One upstream stream feeding multiple downstream streams

Question

I have a general Streams API problem I'd like to solve "efficiently". Suppose I have a (possibly very large, possibly infinite) stream. I want to pre-process it in some way, for example, filtering out some items, and mutating some. Let's assume that this pre-processing is complex, time and compute intensive, so I do not want to do it twice.

Next I want to do two distinct sets of operations to the item sequence and process the far end of each distinct sequence with a different stream-type construction. For an infinite stream, this would be a forEach, for a finite one, it might be a collector or whatever.

Clearly, I might collect the intermediate results into a list, then drag two separate streams off that list, processing each stream individually. That would work for a finite stream, though a) it seems "ugly" and b) it's potentially impractical for a very large stream, and flat out won't work for an infinite stream.

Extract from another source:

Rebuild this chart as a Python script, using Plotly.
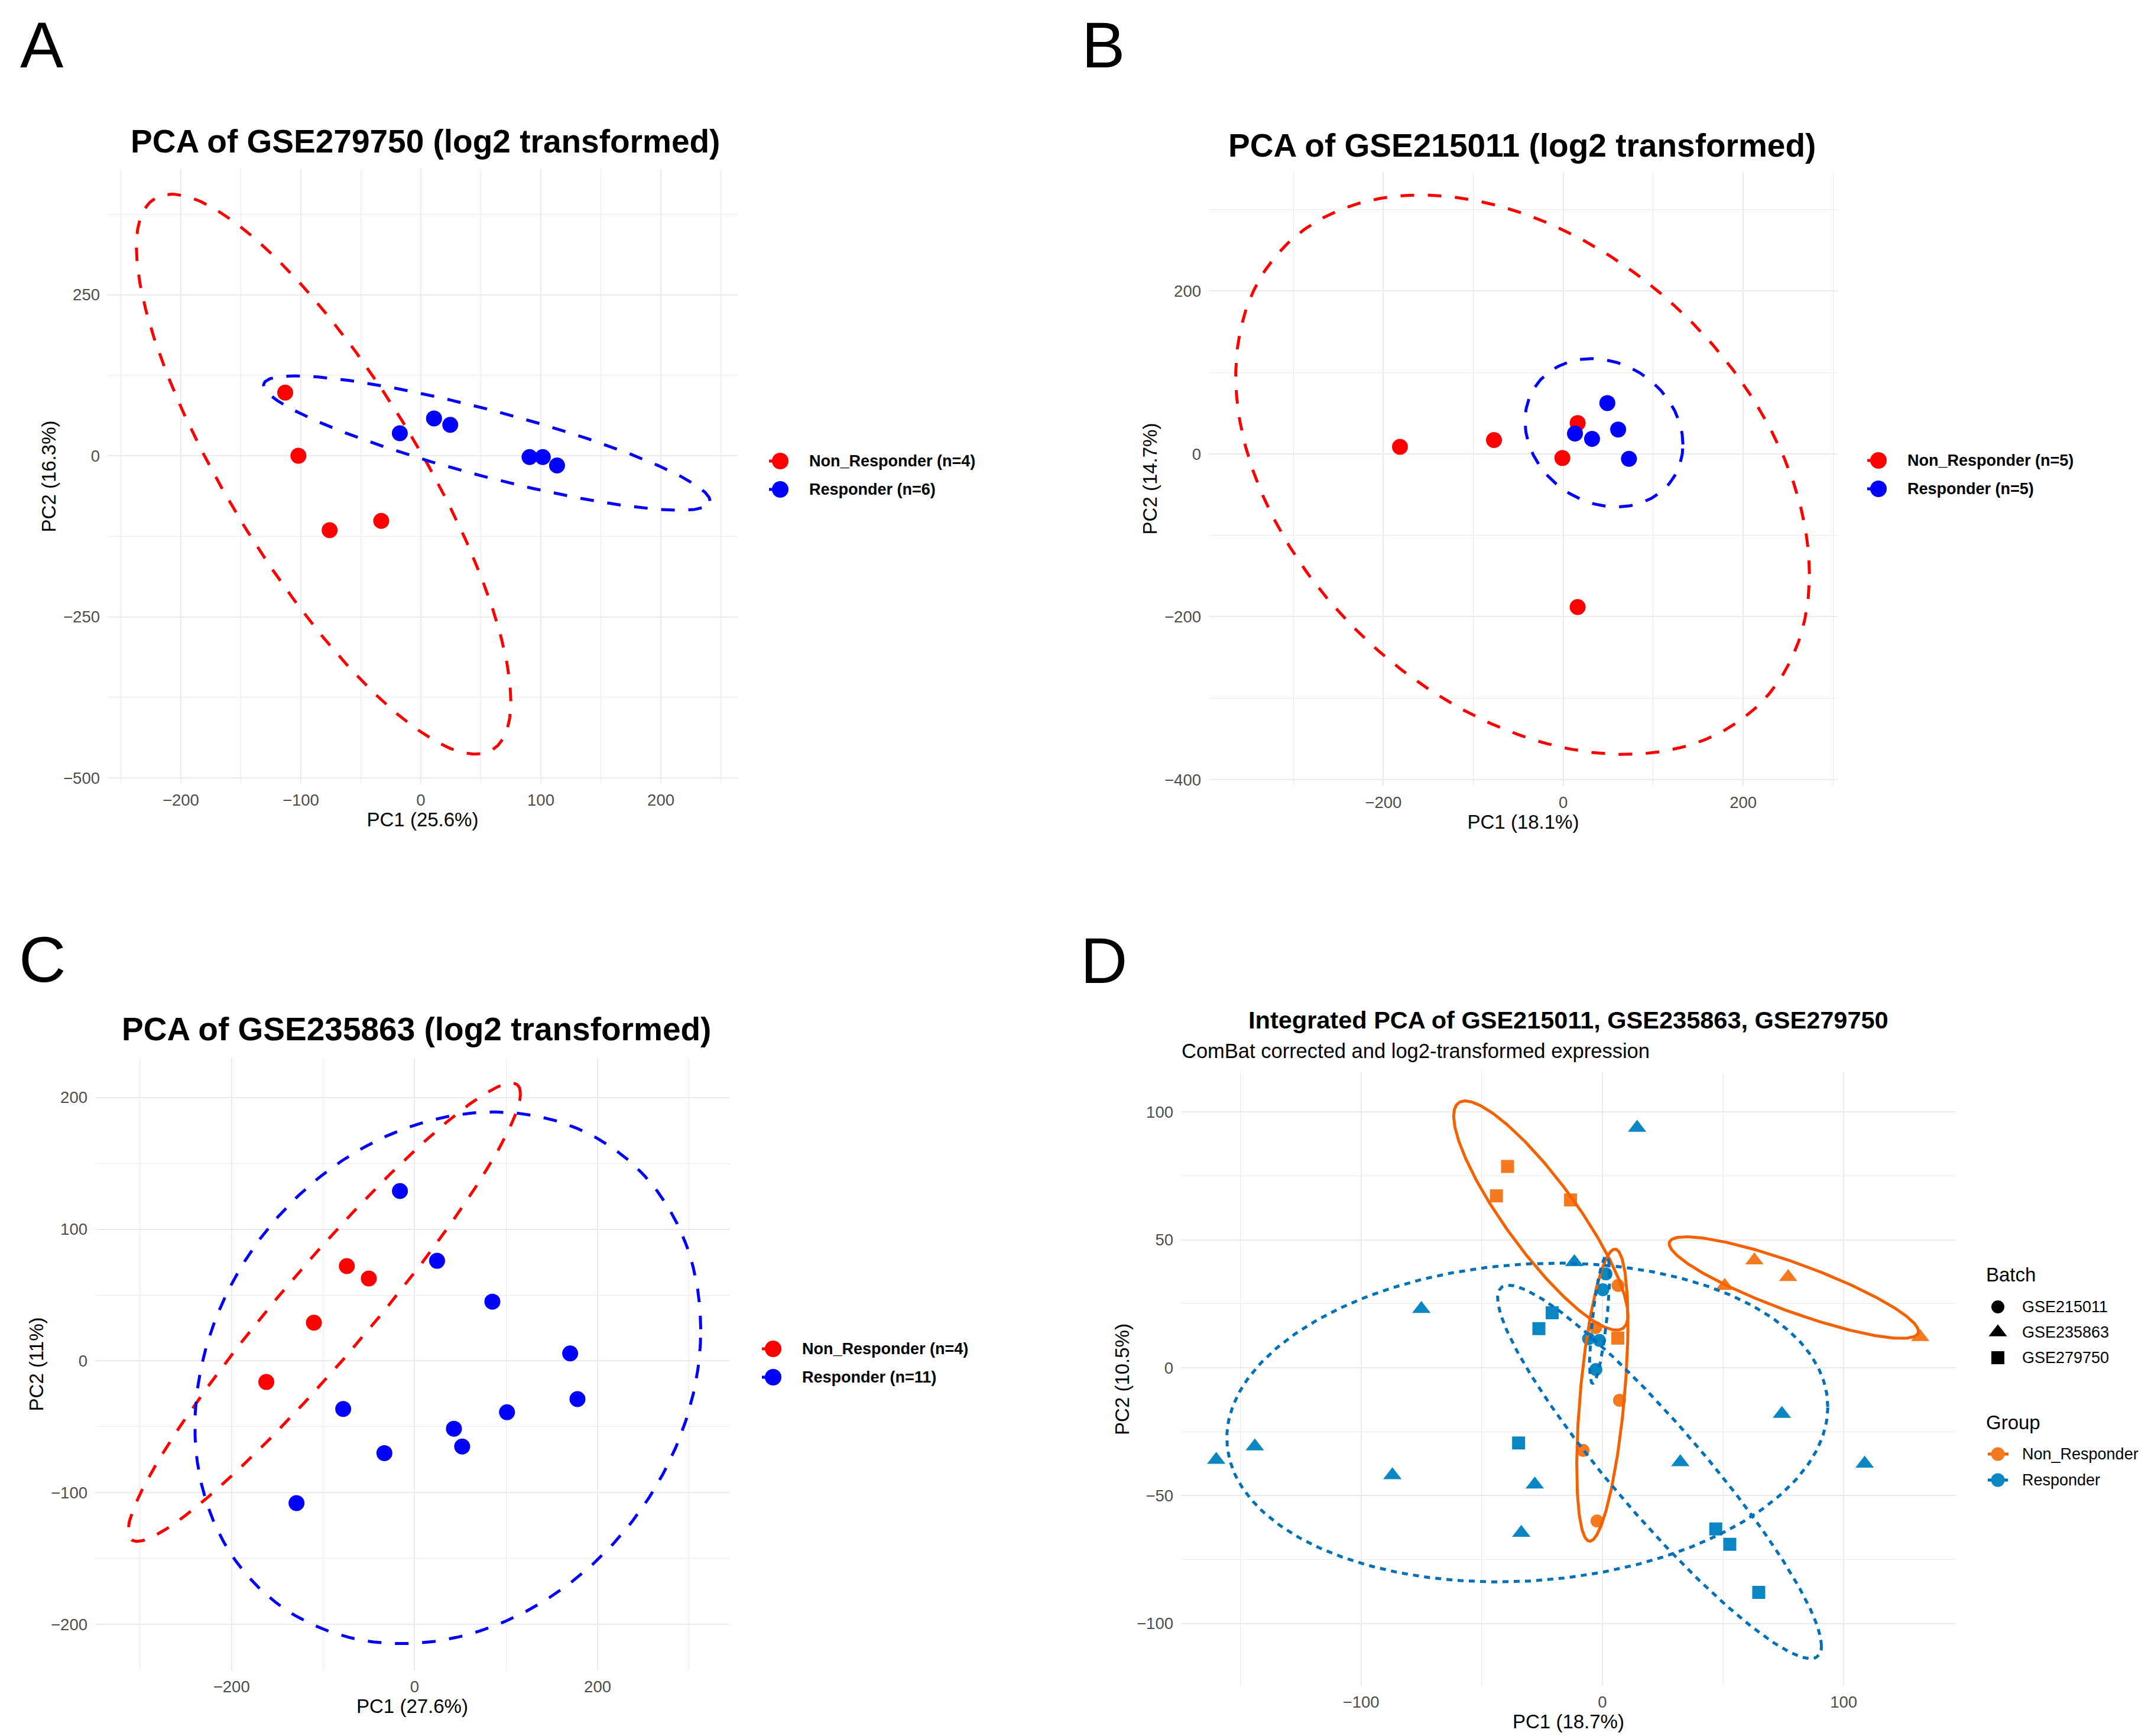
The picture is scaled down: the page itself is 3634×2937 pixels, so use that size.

I guess I could use peek as a kind of "tee". I could then perform one chain of processing on the results downstream of peek and somehow coerce the Consumer in peek to do the the "other" work, but now that second path is no longer a stream.

I have discovered that I can create a BlockingQueue, use peek to push things into that queue, and then obtain a stream from the queue. This seems to be a fine idea and actually works quite well, though I fail to understand how the stream gets closed (it actually does, but I cannot see how). Here's sample code illustrating this:

List<Student> ls = Arrays.asList(
  new Student("Fred", 2.3F)
  // more students (and Student definition) elided ...
);

BlockingQueue<Student> pipe = new LinkedBlockingQueue<>();

ls.stream()
  .peek(s -> {
     try {
       pipe.put(s);
     } catch (InterruptedException ioe) {
       ioe.printStackTrace();
     }
   })
   .forEach(System.out::println);

   new Thread(
     new Runnable() {
       public void run() {
         Map<String, Double> map = 
           pipe.stream()
             .collect(Collectors.groupingBy(s->s.getName(),
                      Collectors.averagingDouble(s->s.getGpa())));
         map.forEach(
           (k,v)->
             System.out.println(
               "Students called " + k 
               + " average " + v));

       }
     }).start();

So, the first question is: is there a "better" way to do this?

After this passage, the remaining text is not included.